The Penal Laws against Catholics were so severely carried out by Elizabeth and James I. that the Holy See endeavoured as much as possible to secure secrecy in the despatch of Bulls or briefs, for the appointment of Irish Bishops. With this end in view, the Pope sometimes gave orders, that the provisions made in Consistory to Irish Sees should not be published in the ordinary way, nor mentioned in the Consistorial Acts, and sometimes such appointments were altogether referred to the Congregation of the Holy Office. In spite of all the efforts made in Rome, to ensure secrecy in this matter, the British agents frequently succeeded in obtaining early intelligence of Papal appointments; and many Bishops, on attempting to take possession of their Sees, were arrested and thrown into prison. The State Papers, still preserved in London, afford abundant illustrations of the severity practised upon Catholic Bishops who thus fell into the hands of the English Government, and who were either tortured, put to death, or sent into exile."

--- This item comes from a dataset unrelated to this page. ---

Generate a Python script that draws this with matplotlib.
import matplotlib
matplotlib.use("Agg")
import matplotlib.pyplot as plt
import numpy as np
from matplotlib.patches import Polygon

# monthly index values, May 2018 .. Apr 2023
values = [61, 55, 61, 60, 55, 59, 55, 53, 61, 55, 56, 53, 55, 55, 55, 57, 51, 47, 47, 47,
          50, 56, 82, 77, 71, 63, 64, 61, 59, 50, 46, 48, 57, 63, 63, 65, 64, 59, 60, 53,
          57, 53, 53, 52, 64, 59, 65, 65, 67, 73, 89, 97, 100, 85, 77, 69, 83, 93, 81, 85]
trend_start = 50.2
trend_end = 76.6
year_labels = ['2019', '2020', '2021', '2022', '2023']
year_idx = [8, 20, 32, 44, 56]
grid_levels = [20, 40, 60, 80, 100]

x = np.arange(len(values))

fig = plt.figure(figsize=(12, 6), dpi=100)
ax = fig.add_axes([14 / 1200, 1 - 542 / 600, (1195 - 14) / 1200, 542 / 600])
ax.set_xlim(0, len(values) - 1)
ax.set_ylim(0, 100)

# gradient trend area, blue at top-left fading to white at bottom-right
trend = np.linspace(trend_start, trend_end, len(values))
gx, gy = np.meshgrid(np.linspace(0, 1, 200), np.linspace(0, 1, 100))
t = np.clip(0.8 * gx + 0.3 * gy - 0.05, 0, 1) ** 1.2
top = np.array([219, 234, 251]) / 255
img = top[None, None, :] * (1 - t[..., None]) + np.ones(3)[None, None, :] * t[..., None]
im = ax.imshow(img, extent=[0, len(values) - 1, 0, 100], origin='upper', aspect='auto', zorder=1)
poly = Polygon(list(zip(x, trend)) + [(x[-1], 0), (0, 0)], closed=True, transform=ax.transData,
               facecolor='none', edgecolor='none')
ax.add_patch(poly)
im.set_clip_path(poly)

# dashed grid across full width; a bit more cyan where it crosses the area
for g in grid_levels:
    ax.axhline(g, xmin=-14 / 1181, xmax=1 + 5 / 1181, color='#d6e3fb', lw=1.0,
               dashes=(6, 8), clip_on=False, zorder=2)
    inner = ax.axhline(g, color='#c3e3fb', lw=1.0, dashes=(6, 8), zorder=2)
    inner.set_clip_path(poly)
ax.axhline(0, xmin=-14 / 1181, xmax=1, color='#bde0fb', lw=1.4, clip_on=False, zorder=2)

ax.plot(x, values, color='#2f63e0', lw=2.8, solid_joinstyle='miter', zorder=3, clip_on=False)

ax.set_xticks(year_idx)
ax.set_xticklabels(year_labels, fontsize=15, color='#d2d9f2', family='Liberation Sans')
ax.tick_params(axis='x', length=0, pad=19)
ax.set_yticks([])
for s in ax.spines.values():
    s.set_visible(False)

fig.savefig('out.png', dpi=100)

Again he writes:—The public Consistories are generally held in one of the large halls of the Vatican. The decrees, or Acts of the Consistory, are recorded and kept by special officers. The modern Consistorial minutes or documents are registered in the Consistorial Secretariat in the Palasso della Cancellaria. The more ancient records are deposited in the muniment room or Archivio Consistoriale in the Court of S. Damasus in the Vatican. The latter Archivio is strictly private, and admission to it is rarely applied for, and still more rarely granted. It contains besides the Consistorial Acts, the Acts or records of the Conclaves, which cannot be inspected by any person except during Conclave, and then only by special order from the Cardinals themselves. The Consistorial Acts, which now remain in the Vatican, date only from the year 1409, the more ancient volumes having been lost or destroyed during the frequent disturbances and revolutions to which Rome has been exposed (p. vii., vol. I.)